Though legally fit to fly, pain and limited mobility may have added distraction at a moment when precision mattered.
Emotionally, the strain was unmistakable.
His marriage was under pressure, his magazine George was reportedly losing millions annually, and he was juggling professional and personal expectations that rarely paused.
Fatigue also played a role.
The night before the flight, John had attended a baseball game and socialized afterward, likely getting little sleep.
By the time he reached the airport, he had been awake most of the day and was already running behind schedule.
Originally, the flight was planned for early evening.
Had that timeline held, the journey would have occurred in daylight, with clear visual references over land and water.
Instead, delays pushed departure to just after sunset.
By the time the aircraft lifted off at 8:38 p.
m.
, darkness had settled in.
The moon offered almost no illumination, and haze reduced visibility across the region.
Weather reports technically permitted visual flight.
Skies were clear, winds were manageable, and visibility met legal minimums.
But aviation safety is not governed by legality alone.
Conditions over open water at night, especially in haze, can be treacherous.
The horizon can vanish.
Lights can mislead.
The body’s internal sense of balance can betray even experienced pilots.
Initially, the flight appeared uneventful.
John climbed to cruising altitude, likely flying above some of the haze, which may have given him a false sense of security.
Trouble began when he initiated his descent toward Martha’s Vineyard.
Radar data shows a series of altitude changes and turns that suggest increasing confusion.
At one point, he descended, then climbed again, turning away from the shoreline and toward open ocean.
That decision proved fatal.
With land now behind him and haze reducing visibility to roughly two miles, John likely lost all external visual references.
Without a clear horizon, the inner ear can create powerful illusions of level flight even when the aircraft is turning.
This phenomenon—spatial disorientation—is among the most dangerous threats in aviation.
The aircraft entered what investigators later identified as a graveyard spiral.
Believing the plane was level, John likely noticed increasing airspeed and decreasing altitude and instinctively pulled back on the controls.
In a turn, this response only tightens the spiral, increasing descent rate rather than stopping it.
Within seconds, the situation became unrecoverable.
The plane struck the ocean at extreme speed, killing all three occupants instantly.
The National Transportation Safety Board found no evidence of mechanical failure.
The autopilot, though available, was not engaged.
The conclusion was stark and devastating: the probable cause was the pilot’s failure to maintain control due to spatial disorientation.

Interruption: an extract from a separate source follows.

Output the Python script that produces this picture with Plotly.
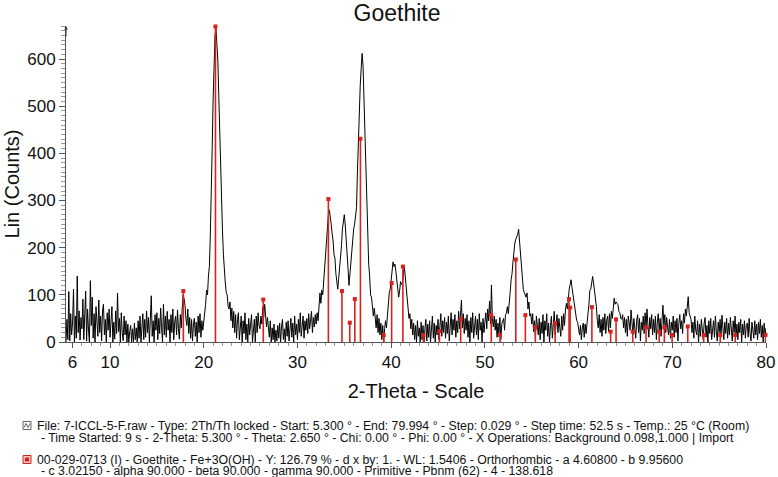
import numpy as np
import plotly.graph_objects as go

# ---- scan grid (from the header: start 5.300 deg); sampled every 0.1 deg for this redraw
scan_start = 5.3
scan_step = 0.1

counts = [
    0, 48, 5, 107, 2, 60, 15,                        # 5.3-5.9
    40, 112, 0, 55, 8, 140, 20, 66, 4, 52,           # 6
    28, 91, 5, 58, 108, 2, 70, 25, 0, 130,           # 7
    35, 95, 8, 60, 0, 75, 40, 12, 89, 20,            # 8
    55, 2, 68, 80, 15, 48, 0, 62, 25, 70,            # 9
    10, 58, 75, 0, 42, 6, 66, 18, 104, 22,           # 10
    50, 0, 62, 20, 3, 55, 15, 45, 0, 38,             # 11
    0, 22, 35, 0, 28, 0, 40, 5, 30, 0,               # 12
    45, 8, 55, 0, 38, 60, 5, 48, 10, 66,             # 13
    20, 52, 0, 70, 98, 12, 45, 0, 58, 25,            # 14
    62, 5, 50, 18, 72, 30, 0, 80, 15, 55,            # 15
    10, 65, 25, 48, 0, 58, 20, 70, 5, 42,            # 16
    55, 15, 68, 28, 6, 58, 30, 70, 100, 92,          # 17
    78, 50, 35, 70, 18, 52, 8, 48, 2, 38,            # 18
    50, 12, 42, 0, 55, 20, 60, 10, 45, 25,           # 19
    40, 62, 80, 110, 100, 140, 160, 225, 300, 410,   # 20
    514, 600, 650, 665, 640, 600, 525, 443, 370, 300,  # 21
    235, 185, 145, 125, 105, 100, 75, 70, 85, 45,    # 22
    72, 30, 65, 20, 58, 8, 48, 62, 5, 40,            # 23
    55, 0, 45, 18, 62, 5, 38, 0, 50, 15,             # 24
    40, 58, 0, 35, 48, 0, 55, 20, 62, 35,            # 25
    28, 55, 38, 75, 52, 80, 58, 32, 52, 20,          # 26
    10, 45, 0, 30, 5, 38, 0, 25, 2, 35,              # 27
    8, 40, 0, 32, 48, 5, 28, 0, 42, 12,              # 28
    45, 2, 35, 50, 10, 40, 0, 55, 15, 38,            # 29
    5, 48, 20, 62, 12, 40, 55, 8, 45, 25,            # 30
    50, 18, 60, 28, 45, 65, 20, 52, 32, 58,          # 31
    38, 62, 45, 80, 104, 82, 110, 100, 130, 155,     # 32
    200, 225, 260, 270, 280, 255, 250, 230, 215, 185,  # 33
    178, 145, 125, 112, 135, 155, 185, 205, 240, 262,  # 34
    270, 248, 222, 185, 155, 120, 145, 170, 200, 218,  # 35
    240, 250, 272, 285, 360, 440, 505, 545, 580, 612,  # 36
    585, 518, 415, 340, 275, 215, 165, 140, 100, 95,   # 37
    70, 55, 72, 45, 30, 58, 20, 50, 15, 40,          # 38
    5, 35, 0, 28, 45, 30, 60, 80, 105, 112,          # 39
    135, 145, 170, 160, 165, 150, 130, 100, 95, 108,  # 40
    128, 122, 125, 140, 160, 140, 118, 85, 70, 50,   # 41
    60, 28, 48, 15, 40, 5, 35, 0, 45, 12,            # 42
    30, 0, 42, 5, 35, 0, 28, 48, 2, 38,              # 43
    10, 45, 0, 32, 55, 8, 40, 0, 35, 15,             # 44
    48, 5, 38, 60, 12, 45, 20, 52, 8, 42,            # 45
    18, 55, 2, 40, 62, 15, 48, 25, 58, 10,           # 46
    45, 20, 65, 28, 55, 89, 30, 60, 18, 50,          # 47
    25, 58, 10, 45, 0, 52, 20, 62, 8, 40,            # 48
    55, 15, 48, 5, 60, 25, 42, 0, 50, 20,            # 49
    45, 62, 28, 70, 45, 87, 38, 121, 50, 32,         # 50
    55, 25, 48, 10, 40, 18, 52, 5, 38, 45,           # 51
    50, 25, 58, 61, 75, 60, 95, 105, 132, 145,       # 52
    170, 192, 210, 218, 222, 228, 239, 210, 190, 155,  # 53
    140, 112, 105, 100, 95, 104, 70, 85, 55, 60,     # 54
    38, 60, 22, 45, 10, 55, 28, 15, 50, 5,           # 55
    42, 18, 58, 0, 45, 25, 60, 12, 40, 0,            # 56
    35, 55, 8, 48, 65, 15, 42, 58, 20, 50,           # 57
    30, 12, 55, 25, 60, 35, 68, 82, 70, 95,          # 58
    112, 122, 132, 115, 102, 89, 70, 62, 45, 42,     # 59
    30, 15, 35, 5, 30, 40, 10, 38, 18, 50,           # 60
    60, 78, 110, 112, 130, 139, 125, 110, 85, 75,    # 61
    45, 30, 58, 20, 48, 12, 52, 25, 60, 18,          # 62
    45, 55, 22, 60, 30, 65, 50, 72, 93, 80,          # 63
    85, 82, 79, 65, 62, 50, 48, 58, 30, 52,          # 64
    20, 48, 12, 55, 30, 25, 68, 35, 15, 50,          # 65
    28, 8, 45, 58, 20, 50, 2, 42, 25, 55,            # 66
    18, 62, 30, 70, 35, 10, 52, 28, 58, 15,          # 67
    48, 20, 55, 5, 42, 60, 25, 50, 12, 65,           # 68
    78, 35, 58, 20, 52, 30, 15, 48, 8, 42,           # 69
    25, 55, 10, 45, 20, 50, 2, 40, 58, 28,           # 70
    45, 18, 60, 40, 70, 55, 85, 96, 62, 55,          # 71
    48, 20, 42, 8, 55, 25, 15, 45, 0, 38,            # 72
    12, 48, 20, 5, 40, 52, 10, 35, 0, 45,            # 73
    18, 50, 5, 38, 45, 10, 55, 22, 2, 42,            # 74
    20, 48, 10, 57, 25, 5, 42, 18, 50, 8,            # 75
    40, 15, 52, 25, 2, 45, 20, 55, 12, 38,           # 76
    5, 42, 20, 48, 0, 38, 15, 45, 8, 35,             # 77
    40, 10, 50, 18, 2, 42, 25, 8, 45, 15,            # 78
    38, 5, 42, 18, 48, 10, 35, 0, 40, 12,            # 79
    30,                                              # 80
]

# ---- reference pattern 00-029-0713 Goethite: stick positions (2-theta) and heights (counts)
stick_2theta = [17.82, 21.25, 26.35, 33.3, 34.75, 35.58, 36.12, 36.72, 39.2, 40.05,
                41.25, 43.45, 45.15, 47.42, 50.68, 51.62, 53.3, 54.32, 55.38, 57.5,
                58.98, 59.1, 61.42, 63.42, 64.0, 65.78, 67.2, 68.6, 69.15, 69.98,
                71.65, 73.35, 75.12, 76.72, 79.95]
stick_counts = [108, 669, 90, 303, 108, 41, 91, 431, 15, 125,
                160, 15, 23, 49, 57, 15, 175, 57, 31, 40,
                91, 73, 74, 22, 48, 22, 31, 22, 31, 15,
                33, 15, 15, 15, 15]

x_tick_vals = [6, 10, 20, 30, 40, 50, 60, 70, 80]
y_tick_vals = [0, 100, 200, 300, 400, 500, 600]

info_lines = [
    "File: 7-ICCL-5-F.raw - Type: 2Th/Th locked - Start: 5.300 ° - End: 79.994 ° - Step: 0.029 ° - Step time: 52.5 s - Temp.: 25 °C (Room)",
    "- Time Started: 9 s - 2-Theta: 5.300 ° - Theta: 2.650 ° - Chi: 0.00 ° - Phi: 0.00 ° - X Operations: Background 0.098,1.000 | Import",
    "00-029-0713 (I) - Goethite - Fe+3O(OH) - Y: 126.79 % - d x by: 1. - WL: 1.5406 - Orthorhombic - a 4.60800 - b 9.95600",
    "- c 3.02150 - alpha 90.000 - beta 90.000 - gamma 90.000 - Primitive - Pbnm (62) - 4 - 138.618",
]

two_theta = np.round(scan_start + scan_step * np.arange(len(counts)), 2)

FONT = "Liberation Sans, Arial, Helvetica, sans-serif"
RED = "#d8221c"

fig = go.Figure()
fig.add_trace(go.Scatter(
    x=two_theta, y=counts, mode="lines",
    line=dict(color="black", width=1), hoverinfo="skip", showlegend=False))
fig.add_trace(go.Scatter(
    x=stick_2theta, y=stick_counts, mode="markers",
    marker=dict(symbol="square", size=4, color=RED),
    error_y=dict(type="data", symmetric=False, array=[0] * len(stick_counts),
                 arrayminus=stick_counts, color=RED, thickness=1.6, width=0),
    cliponaxis=False, showlegend=False))

# plot geometry in pixels (page coordinates)
L, R, T, B = 66, 12, 26, 135
W, H = 778, 477
pw, ph = W - L - R, H - T - B

def px(xp):
    return (xp - L) / pw

def py(yp):
    return (H - B - yp) / ph

annotations = []
annotations.append(dict(xref="paper", yref="paper", x=0, y=1.0, ax=0, ay=12,
                        text="", showarrow=True, arrowhead=2, arrowsize=0.7,
                        arrowwidth=1, arrowcolor="#333"))
starts = [35, 39, 35, 39]
ys = [425.5, 437.5, 459.5, 471]
for txt, xs, yv in zip(info_lines, starts, ys):
    annotations.append(dict(xref="paper", yref="paper", x=px(xs), y=py(yv),
                            xanchor="left", yanchor="middle", text=txt,
                            showarrow=False, font=dict(family=FONT, size=12.3, color="#111")))

shapes = [
    dict(type="rect", xref="paper", yref="paper", x0=px(23), x1=px(31), y0=py(429.5), y1=py(421.5),
         line=dict(color="#666", width=1), fillcolor="white"),
    dict(type="path", xref="paper", yref="paper",
         path=f"M {px(24)},{py(427.5)} L {px(26)},{py(423.5)} L {px(28)},{py(427.5)} L {px(30)},{py(423.5)}",
         line=dict(color="#666", width=1)),
    dict(type="rect", xref="paper", yref="paper", x0=px(23), x1=px(31), y0=py(463.5), y1=py(455.5),
         line=dict(color=RED, width=1), fillcolor="#f4c8c6"),
    dict(type="rect", xref="paper", yref="paper", x0=px(25), x1=px(29), y0=py(461.5), y1=py(457.5),
         line=dict(width=0), fillcolor=RED),
]

fig.update_layout(
    width=W, height=H,
    margin=dict(l=L, r=R, t=T, b=B, autoexpand=False),
    paper_bgcolor="white", plot_bgcolor="white",
    font=dict(family=FONT, color="#111"),
    title=dict(text="Goethite", x=px(397), xref="paper", y=1 - 13 / H, yref="container",
               xanchor="center", yanchor="middle", font=dict(family=FONT, size=23, color="#111")),
    xaxis=dict(range=[5.3, 80.0], tickmode="array", tickvals=x_tick_vals,
               ticks="outside", ticklen=5, tickcolor="#555", showline=True,
               linecolor="#555", linewidth=1, showgrid=False, zeroline=False,
               tickfont=dict(family=FONT, size=17, color="#111"),
               minor=dict(tickmode="linear", tick0=0, dtick=1, ticks="outside",
                          ticklen=3, tickcolor="#999", showgrid=False),
               title=dict(text="2-Theta - Scale", standoff=12,
                          font=dict(family=FONT, size=20, color="#111"))),
    yaxis=dict(range=[0, 670], tickmode="array", tickvals=y_tick_vals,
               ticks="outside", ticklen=6, tickcolor="#555", showline=True,
               linecolor="#555", linewidth=1, showgrid=False, zeroline=False,
               tickfont=dict(family=FONT, size=17, color="#111"),
               minor=dict(tickmode="linear", tick0=0, dtick=10, ticks="outside",
                          ticklen=4, tickcolor="#999", showgrid=False),
               title=dict(text="Lin (Counts)", standoff=2,
                          font=dict(family=FONT, size=20, color="#111"))),
    annotations=annotations,
    shapes=shapes,
)

# the page body has a default 8px margin; remove it so the figure sits at the window origin
fig.write_html("out.html", config={"displayModeBar": False},
               post_script="document.body.style.margin='0';")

Two revelations stand out with chilling clarity.
First, had the flight gone directly to Hyannis Port instead of stopping at Martha’s Vineyard, it would have remained largely over land, with abundant ground lighting and visible horizons.
Second, earlier that same day, one of John’s instructors had offered to accompany him on the flight.
John declined.
These details do not imply recklessness or arrogance.
They reveal something far more ordinary—and more tragic.
A capable but incomplete pilot, under stress, tired, mildly injured, and facing deteriorating conditions, made a series of small, reasonable decisions that aligned into catastrophe.
Aviation accidents are rarely caused by one dramatic failure.
They emerge from chains of vulnerability.
In this case, every link was subtle: delay, fatigue, haze, darkness, limited experience, and the absence of visual cues.
Individually survivable.
Collectively fatal.
The legacy of John F.
Kennedy Jr.
is often filtered through symbolism and loss.
His death does not require myth to be meaningful.
It stands as a reminder of how unforgiving the sky can be, and how even the most familiar route can become lethal when circumstances quietly shift.
This was not destiny.
It was not a curse.
It was a lesson written in darkness, speed, and silence—one that aviation continues to teach at the highest possible cost.